Portanto, há duas opções claras: ou amamos o próximo para conhecermos a Deus, ou nos fechamos ao amor, egoisticamente nos entregando à traição. Para quem não ama, resta a traição. O Deus e Pai de Jesus nos confiou a missão de amar, portanto, quando nos recusamos a este amor estamos fugindo de nossa responsabilidade perante Deus.

O amor reclama responsabilidade. Em sua missão, Jesus foi tentado a trair o projeto de Deus, mas não o fez. Não o fez porque viveu unido ao Pai e este o sustentou com seu amor. A fidelidade é sustentada pelo amor. Quando não nos deixamos sustentar pelo amor nos tornamos, inevitavelmente, infiéis, ou seja, traidores.

            O que significa amar com obras e em verdade? A resposta desta importante questão nos revela o discípulo de Jesus. Amar com palavras e com a língua é muito fácil, não custa muito. Podemos muito com o pensamento e com a palavra. O desafio é amar com obras e em verdade. Aqui entra o quesito responsabilidade.  

A vida nos confia o cuidado de pessoas: marido e mulher, pais e filhos, casais de namorados, patrões e funcionários, mulheres e homens revestidos com poderes para o cuidado da coisa pública (o legislativo, o executivo e o judiciário), todos em relação à natureza, os pastores em relação ao povo de Deus etc. Amar com obras é cuidar, responsavelmente. Isto também consiste o amor em verdade.

Se cada pessoa procurasse cuidar do próximo, desinteressadamente, o mundo seria melhor. Ir ao encontro do outro e com este conviver visando o seu bem, fazendo-lhe o melhor. Ao contrário, o egoísta não deseja nem procura o bem do outro, mas serve-se deste para a satisfação dos próprios interesses. Isto é traição do amor. Porque somente pensa em si mesmo, torna-se capaz de passar por cima do outro para alcançar seus objetivos mesquinhos. O egoísta é mesquinho por natureza. Desconhece o amor porque vive encerrado no próprio mundo no qual agoniza e morre sufocado.

Dominado pelo gravíssimo pecado da indiferença, os problemas do mundo e do outro não lhe interessam. Quando sai ao encontro do outro, o faz com algum interesse. Neste sentido, não sabe ser fraterno porque desconhece a fraternidade; não sabe partilhar porque só quer receber; não perdoa porque não vê vantagem no perdão. Enfim, o egoísta é uma criatura de uma mediocridade vergonhosa, tornando-se pedra de tropeço no autêntico progresso da vida no mundo.
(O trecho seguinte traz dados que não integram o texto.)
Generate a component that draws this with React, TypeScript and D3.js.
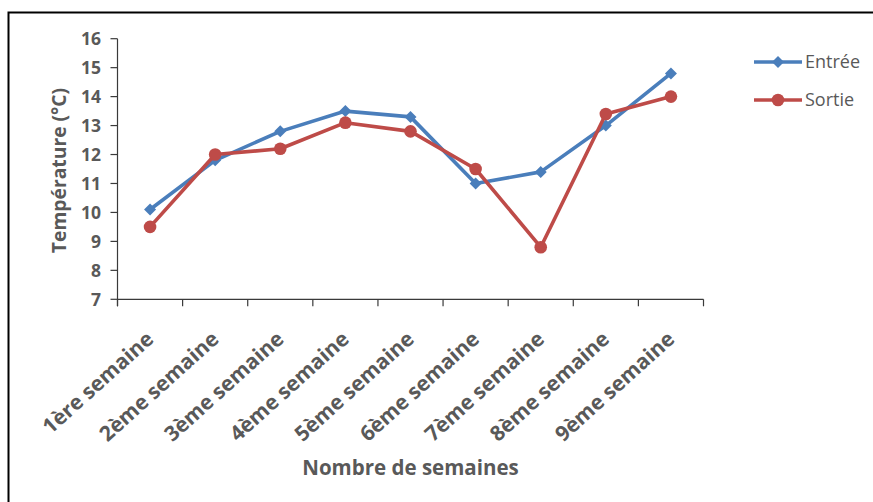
import React from "react";
import * as d3 from "d3";

// weeks on the x axis
const weeks = [
  "1ère semaine",
  "2ème semaine",
  "3ème semaine",
  "4ème semaine",
  "5ème semaine",
  "6ème semaine",
  "7ème semaine",
  "8ème semaine",
  "9ème semaine",
];
// temperatures (°C)
const entree = [10.1, 11.8, 12.8, 13.5, 13.3, 11.0, 11.4, 13.0, 14.8];
const sortie = [9.5, 12.0, 12.2, 13.1, 12.8, 11.5, 8.8, 13.4, 14.0];
const yTicks = [7, 8, 9, 10, 11, 12, 13, 14, 15, 16];

const W = 873;
const H = 502;
const left = 117.5;
const right = 703.5;
const top = 38.7;
const bottom = 299.3;

const blue = "#4A7EBB";
const red = "#BE4B48";
const grey = "#595959";
const axisCol = "#3a3a3a";
const font = "'Open Sans', sans-serif";

export default function App() {
  const x = d3.scaleBand<string>().domain(weeks).range([left, right]).padding(0);
  const y = d3.scaleLinear().domain([7, 16]).range([bottom, top]);
  const cx = (d: string) => (x(d) as number) + x.bandwidth() / 2;

  const line = d3
    .line<number>()
    .x((_, i) => cx(weeks[i]))
    .y((v) => y(v));

  const diamond = (s: number) => `M0,${-s}L${s},0L0,${s}L${-s},0Z`;
  const boundaries = weeks.map((w) => x(w) as number).concat([right]);

  return (
    <svg
      width={W}
      height={H}
      style={{ position: "absolute", left: 0, top: 0, background: "#fff" }}
      fontFamily={font}
    >
      {/* frame */}
      <rect x={8.5} y={12.5} width={W + 20} height={H + 20} fill="none" stroke="#000" strokeWidth={2} />

      {/* y axis */}
      <line x1={left} x2={left} y1={top} y2={bottom + 7} stroke={axisCol} strokeWidth={1.2} />
      {yTicks.map((t) => (
        <g key={t}>
          <line x1={left - 7} x2={left} y1={y(t)} y2={y(t)} stroke={axisCol} strokeWidth={1.2} />
          <text x={101} y={y(t)} dy="0.36em" textAnchor="end" fontSize={17.5} fontWeight="bold" fill={grey}>
            {t}
          </text>
        </g>
      ))}

      {/* x axis */}
      <line x1={left} x2={right} y1={bottom} y2={bottom} stroke={axisCol} strokeWidth={1.2} />
      {boundaries.map((b, i) => (
        <line key={i} x1={b} x2={b} y1={bottom} y2={bottom + 7} stroke={axisCol} strokeWidth={1.2} />
      ))}
      {weeks.map((w) => (
        <text
          key={w}
          transform={`translate(${cx(w) + 5},${341}) rotate(-42)`}
          textAnchor="end"
          fontSize={21}
          fontWeight="bold"
          fill={grey}
        >
          {w}
        </text>
      ))}

      {/* axis titles */}
      <text x={(left + right) / 2} y={475} textAnchor="middle" fontSize={20.5} fontWeight="bold" fill={grey}>
        Nombre de semaines
      </text>
      <text
        transform={`translate(66,170.5) rotate(-90)`}
        textAnchor="middle"
        fontSize={19.3}
        fontWeight="bold"
        fill={grey}
      >
        Température (°C)
      </text>

      {/* series */}
      <path d={line(entree) as string} fill="none" stroke={blue} strokeWidth={3.6} strokeLinejoin="round" />
      {entree.map((v, i) => (
        <path key={i} d={diamond(6)} transform={`translate(${cx(weeks[i])},${y(v)})`} fill={blue} />
      ))}
      <path d={line(sortie) as string} fill="none" stroke={red} strokeWidth={3.6} strokeLinejoin="round" />
      {sortie.map((v, i) => (
        <circle key={i} cx={cx(weeks[i])} cy={y(v)} r={6.3} fill={red} />
      ))}

      {/* legend */}
      <g transform="translate(754,62)">
        <line x1={0} x2={48} y1={0} y2={0} stroke={blue} strokeWidth={3.6} />
        <path d={diamond(6)} transform="translate(24,0)" fill={blue} />
        <text x={51} y={0} dy="0.36em" fontSize={18} fill={grey}>
          Entrée
        </text>
      </g>
      <g transform="translate(754,100)">
        <line x1={0} x2={48} y1={0} y2={0} stroke={red} strokeWidth={3.6} />
        <circle cx={24} cy={0} r={6.3} fill={red} />
        <text x={51} y={0} dy="0.36em" fontSize={18} fill={grey}>
          Sortie
        </text>
      </g>
    </svg>
  );
}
Não contribui, mas somente suga o que os outros produzem. Quer tirar vantagem em tudo. Quando morre, faz falta somente àqueles com os quais partilhou de seu egoísmo.

            Qual a contribuição da religião para a libertação do egoísmo? A missão da religião é simples e profética: apontar para o pobre necessitado. Lembrar a todos da existência do outro. Recordar e explicitar o valor da fraternidade. Anunciar à humanidade que somente o amor liberta o ser humano do egoísmo.  

No cristianismo, não se deve perder de vista aquilo que ensinou Jesus: somos filhos de um mesmo Pai, que ama a todos, indistintamente. O testemunho missionário de Jesus nos assegura a seguinte sentença que deve ser gritada em cima dos telhados para que todos possam ouvir: QUEM CHAMA A DEUS DE PAI E ABANDONA O PRÓXIMO É MENTIROSO!

Não adianta ser religioso: participar do culto, “pagar” o dízimo, receber a Eucaristia, confessar-se com o padre, contribuir com a festa do padroeiro, venerar Maria e todos os santos, crer em todas as crenças religiosas, fazer novena e ser amigo do padre... Se tudo isto e tudo o mais que constitui o ser religioso não for acompanhado pelo amor de atos, de nada vale. Chamar a Deus de Pai implica, necessariamente, reconhecer o outro como irmão em Jesus, o Cristo, e sê-lo de fato. Nisto consiste o Reino de Deus e a salvação da humanidade.